While The White Building’s operations seem in line with the productive nature of the prison system in Holland, the project was more than a manufacturing unit in a prison. It differed both in process and intent. In-house prison units are like factories: The inmates have a designated work station and a predetermined product to create. The system is designed to keep the inmates occupied and the system profitable. The White Building, on the other hand, was not about passing time; instead, it utilized prison time to reveal latent potential that could translate into passion for work in the outside world. Through the design process, inmates discovered analytical skills and created tangible products that could be replicated in the future.

When Delisse and Ferriere set out, they were told that they’d learn how not to get attached. “But we never wanted to learn that,” says Delisse. “They’re human, you know. Prisoner is just a label you put on someone. We saw them differently — as people that they actually are, not just as prisoners.” They continue to visit the inmates to check in on them and ask about their families.

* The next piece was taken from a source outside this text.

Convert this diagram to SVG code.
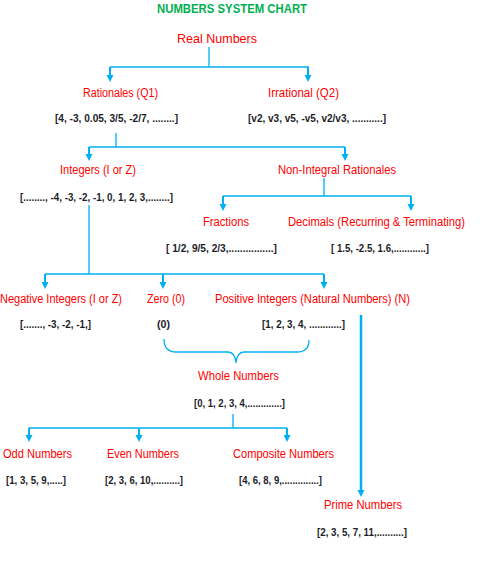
<svg xmlns="http://www.w3.org/2000/svg" width="484" height="572" viewBox="0 0 484 572">
<style>
text{font-family:"Liberation Sans",Arial,sans-serif;}
.t{fill:#00b050;font-size:12px;font-weight:bold;}
.h{fill:#ff0000;font-size:12px;}
.l{fill:#1c1c28;font-size:10.5px;font-weight:bold;}
.c{stroke:#00b0f0;stroke-width:1.3;fill:none;}
.a{stroke:#00b0f0;stroke-width:2;fill:none;marker-end:url(#ah);}
</style>
<defs>
<marker id="ah" viewBox="0 -4 8 8" markerWidth="8" markerHeight="8" refX="1" refY="0" orient="auto" markerUnits="userSpaceOnUse">
<path d="M0,-3.5 L7,0 L0,3.5 Z" fill="#00b0f0"/>
</marker>
</defs>
<rect width="484" height="572" fill="#ffffff"/>
<text class="t" x="157" y="13" textLength="150" lengthAdjust="spacingAndGlyphs">NUMBERS SYSTEM CHART</text>
<g id="connectors">
<path class="c" d="M209,47 V67 M110,67 H309"/>
<line class="a" x1="110" y1="67" x2="110" y2="76"/>
<line class="a" x1="308" y1="67" x2="308" y2="76"/>
<path class="c" d="M116,133 V147 M89,147 H345"/>
<line class="a" x1="89" y1="147" x2="89" y2="155"/>
<line class="a" x1="345" y1="147" x2="345" y2="155"/>
<path class="c" d="M324,178 V196 M223,196 H411"/>
<line class="a" x1="223" y1="196" x2="223" y2="205"/>
<line class="a" x1="411" y1="196" x2="411" y2="205"/>
<path class="c" d="M89,205 V274 M45,274 H324"/>
<line class="a" x1="45" y1="274" x2="45" y2="283"/>
<line class="a" x1="163" y1="274" x2="163" y2="283"/>
<line class="a" x1="324" y1="274" x2="324" y2="283"/>
<line class="a" style="stroke-width:2.5" x1="361" y1="315" x2="361" y2="491"/>
<path class="c" d="M164,339 Q164,352 176,352 H228 Q235,352 236,363 Q237,352 244,352 H297 Q309,352 309,340"/>
<path class="c" d="M233,414 V428 M29,428 H287"/>
<line class="a" x1="29" y1="428" x2="29" y2="436"/>
<line class="a" x1="139" y1="428" x2="139" y2="436"/>
<line class="a" x1="287" y1="428" x2="287" y2="436"/>
</g>
<g id="real"><text class="h" style="font-size:13px" x="177" y="43" textLength="80" lengthAdjust="spacingAndGlyphs">Real Numbers</text></g>
<g id="rationales">
<text class="h" x="83" y="96.5" textLength="75" lengthAdjust="spacingAndGlyphs">Rationales (Q1)</text>
<text class="l" x="55" y="122" textLength="123" lengthAdjust="spacingAndGlyphs">[4, -3, 0.05, 3/5, -2/7, ........]</text>
</g>
<g id="irrational">
<text class="h" x="268" y="96.5" textLength="71" lengthAdjust="spacingAndGlyphs">Irrational (Q2)</text>
<text class="l" x="248" y="122" textLength="138" lengthAdjust="spacingAndGlyphs">[v2, v3, v5, -v5, v2/v3, ...........]</text>
</g>
<g id="integers">
<text class="h" x="60" y="174" textLength="76" lengthAdjust="spacingAndGlyphs">Integers (I or Z)</text>
<text class="l" x="20" y="201" textLength="153" lengthAdjust="spacingAndGlyphs">[........, -4, -3, -2, -1, 0, 1, 2, 3,........]</text>
</g>
<g id="nonintegral">
<text class="h" x="278" y="174" textLength="118" lengthAdjust="spacingAndGlyphs">Non-Integral Rationales</text>
</g>
<g id="fractions">
<text class="h" x="203" y="226" textLength="46" lengthAdjust="spacingAndGlyphs">Fractions</text>
<text class="l" x="166" y="252" textLength="111" lengthAdjust="spacingAndGlyphs">[ 1/2, 9/5, 2/3,................]</text>
</g>
<g id="decimals">
<text class="h" x="288" y="226" textLength="177" lengthAdjust="spacingAndGlyphs">Decimals (Recurring &amp; Terminating)</text>
<text class="l" x="331" y="252" textLength="98" lengthAdjust="spacingAndGlyphs">[ 1.5, -2.5, 1.6,............]</text>
</g>
<g id="negative">
<text class="h" x="0" y="303" textLength="122" lengthAdjust="spacingAndGlyphs">Negative Integers (I or Z)</text>
<text class="l" x="20" y="328" textLength="71" lengthAdjust="spacingAndGlyphs">[......., -3, -2, -1,]</text>
</g>
<g id="zero">
<text class="h" x="147" y="303" textLength="38" lengthAdjust="spacingAndGlyphs">Zero (0)</text>
<text class="l" x="157" y="328" textLength="13" lengthAdjust="spacingAndGlyphs">(0)</text>
</g>
<g id="positive">
<text class="h" x="215" y="303" textLength="195" lengthAdjust="spacingAndGlyphs">Positive Integers (Natural Numbers) (N)</text>
<text class="l" x="262" y="328" textLength="83" lengthAdjust="spacingAndGlyphs">[1, 2, 3, 4, ............]</text>
</g>
<g id="whole">
<text class="h" x="198" y="380" textLength="81" lengthAdjust="spacingAndGlyphs">Whole Numbers</text>
<text class="l" x="194" y="407" textLength="91" lengthAdjust="spacingAndGlyphs">[0, 1, 2, 3, 4,.............]</text>
</g>
<g id="odd">
<text class="h" x="3" y="458" textLength="69" lengthAdjust="spacingAndGlyphs">Odd Numbers</text>
<text class="l" x="6" y="484" textLength="60" lengthAdjust="spacingAndGlyphs">[1, 3, 5, 9,.....]</text>
</g>
<g id="even">
<text class="h" x="107" y="458" textLength="72" lengthAdjust="spacingAndGlyphs">Even Numbers</text>
<text class="l" x="105" y="484" textLength="78" lengthAdjust="spacingAndGlyphs">[2, 3, 6, 10,..........]</text>
</g>
<g id="composite">
<text class="h" x="233" y="458" textLength="101" lengthAdjust="spacingAndGlyphs">Composite Numbers</text>
<text class="l" x="239" y="484" textLength="83" lengthAdjust="spacingAndGlyphs">[4, 6, 8, 9,..............]</text>
</g>
<g id="prime">
<text class="h" x="324" y="509" textLength="78" lengthAdjust="spacingAndGlyphs">Prime Numbers</text>
<text class="l" x="317" y="536" textLength="90" lengthAdjust="spacingAndGlyphs">[2, 3, 5, 7, 11,..........]</text>
</g>
</svg>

Late last year, the creators won a social design award during Dutch Design Week. The next iteration of The White Building is scheduled to start next month in Eindhoven, this time in conjunction with a halfway home with a different target population further along the way toward social reintegration.

Projects like The White Building don’t shield the inmates from the stigmatization that awaits them on the other side of prison life. “Once you’ve been to jail, it will always be a part of your future or your discussion,” says Ferriere. But the intersection of design and labor gives them an opportunity to rebuild trust — in themselves and others.